(Set task) Wherever the string "matplotlib" appears in a line, extract that line.

(Data excerpt)
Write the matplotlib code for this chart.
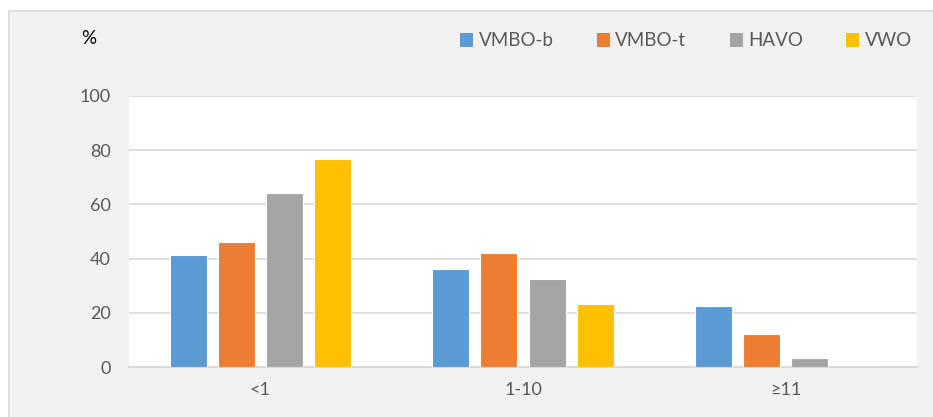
import matplotlib.pyplot as plt
from matplotlib.patches import Rectangle, Patch
import numpy as np

plt.rcParams['font.family'] = ['Lato', 'DejaVu Sans']

categories = ['<1', '1-10', '≥11']
series = ['VMBO-b', 'VMBO-t', 'HAVO', 'VWO']
values = {
    'VMBO-b': [41.4, 36.3, 22.4],
    'VMBO-t': [46.2, 41.9, 12.0],
    'HAVO': [64.3, 32.4, 3.4],
    'VWO': [76.8, 23.2, 0.0],
}
colors = ['#5b9bd5', '#ed7d31', '#a5a5a5', '#ffc000']
yticks = [0, 20, 40, 60, 80, 100]

W, H = 933, 417
fig = plt.figure(figsize=(W / 100, H / 100), dpi=100, facecolor='white')

# chart area background, border only visible on top and left
fig.patches.append(Rectangle((9 / W, -0.05), 1.05, 1.05 - 10.5 / H, transform=fig.transFigure,
                             facecolor='#f2f2f2', edgecolor='#d9d9d9', linewidth=1.2, zorder=-10))

ax = fig.add_axes([129 / W, 1 - 367 / H, (917 - 129) / W, (367 - 96) / H])
ax.set_facecolor('white')

x = np.arange(len(categories))
step = 0.183
width = 0.141
for i, (name, c) in enumerate(zip(series, colors)):
    off = (i - 1.5) * step
    ax.bar(x + off, values[name], width, color=c, edgecolor='white', linewidth=0.8, zorder=3)

ax.set_xlim(-0.5, 2.5)
ax.set_ylim(0, 100)
ax.set_yticks(yticks)
ax.set_xticks(x)
ax.set_xticklabels(categories)
ax.grid(axis='y', color='#d9d9d9', linewidth=1.2, zorder=0)
for s in ['top', 'right', 'left']:
    ax.spines[s].set_visible(False)
ax.spines['bottom'].set_color('#d9d9d9')
ax.spines['bottom'].set_linewidth(1.5)
ax.tick_params(axis='both', length=0, labelsize=13, labelcolor='#595959')
ax.tick_params(axis='y', pad=13)
ax.tick_params(axis='x', pad=11)

fig.text(89 / W, 1 - 38 / H, '%', fontsize=13.5, color='black', ha='center', va='center')

handles = [Patch(facecolor=c, edgecolor='none') for c in colors]
fig.legend(handles, series, loc='center right', bbox_to_anchor=(929 / W, 1 - 41 / H),
           ncol=4, frameon=False, fontsize=13.5, labelcolor='#595959',
           handlelength=0.7, handleheight=0.7, handletextpad=0.3, columnspacing=2.3)

fig.savefig('out.png', dpi=100, facecolor=fig.get_facecolor())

(Response below)
Write the matplotlib code for this chart.
import matplotlib.pyplot as plt
from matplotlib.patches import Rectangle, Patch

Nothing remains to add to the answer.